The Real Thing play review: Wonderfully, expertly pointless
The Real Thing | The Old Vic | ★★★★☆ | The term “staginess” is usually meant as an insult but there’s a wonderful staginess to Tom Stoppard’s play of ideas The Real Thing. It’s a twisty, unabashedly academic drawing room drama in which it’s never quite clear whether the room in question is a real place [...]
The Real Thing | The Old Vic | ★★★★☆ |
The term “staginess” is usually meant as an insult but there’s a wonderful staginess to Tom Stoppard’s play of ideas The Real Thing.
It’s a twisty, unabashedly academic drawing room drama in which it’s never quite clear whether the room in question is a real place or a play within a play.
It opens with an erudite man confronting – in hilariously oblique manner – his unfaithful wife. The next scene sees the same actors on stage in a different configuration, this time playing their “real” selves rather than characters in lackadaisical playwright Henry’s latest show, although it becomes clear that art has very much imitated life.
Henry (a brilliantly louche James McArdle) leaves Charlotte (a delightfully stroppy Susan Wakoma) and shacks up with his lead man’s naive young wife Annie (a great turn from Bel Powley).
The play focuses on conversations between Henry and those in his orbit, always separated by the vacuum of his intellectual distance.
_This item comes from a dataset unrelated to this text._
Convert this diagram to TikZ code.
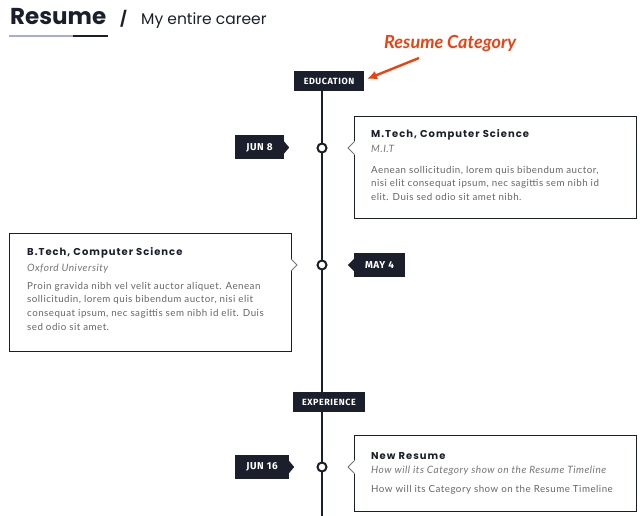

It’s about music, love, and the joy of putting one word in front of another, but also about how approaching life with Henry’s arch indifference can beat the passion from these pursuits.
It’s full of fantastic – and fantastically pointless – bouts of wordplay, covering topics from Japanese digital watches to the construction of cricket bats, all of which create a buffer between Henry and anything approaching real emotion.
He is a huge fan of bands like The Crystals, The Ronettes and Roy Orbison – a man after my own tastes – but, with an appearance on Desert Island Discs looming, he spends his afternoons scouring his record collection for the perfect classical track to show Middle England how serious he is.
His first wife is treated as a sounding board for his witty ripostes rather than a person worthy of declarations of affection, and the younger model for whom he trades her is treated with such lofty coolness that she ends up in the arms of a younger, hotter man.
Likewise Henry cannot comprehend why any “real” artist would be interested in the firebrand output of the principled but unpolished working class Glaswegian who has caught Annie’s eye. “He has no talent,” he says, as if the ethereal notion of “talent” is some immutable, divine gift bestowed only upon middle class playwrights.
Nor, it seems, can Stoppard himself because The Real Thing is exactly the kind of intellectually fierce but politically disinclined play you can imagine Henry penning, revelling in its wordplay but pointedly avoiding Things That Matter.
Only at the play’s close does Henry’s facade slip, during a heartbreaking scene in which words fail him and he is overtaken by heaving sobs.
Director Max Webster’s production is incredibly stylish, taking place on a shock blue set brought to life by dynamic lighting and stage hands who dance along to the Motown soundtrack, occasionally interrupting the actors when they vacuum the stage.
A hater may suggest there is a lacuna – one of Henry’s preferred words – at the heart of The Real Thing. But not me – there’s something refreshing about a play that’s happy to revel in its own literary cleverness. When he wrote it 1982, Stoppard was rejecting the glut of politically-minded plays that dominated the stage. In 2024 the West End is similarly flush with political playwrights; sometimes it’s fun to simply watch a master expertly place one word before the next in an order that frequently takes your breath away.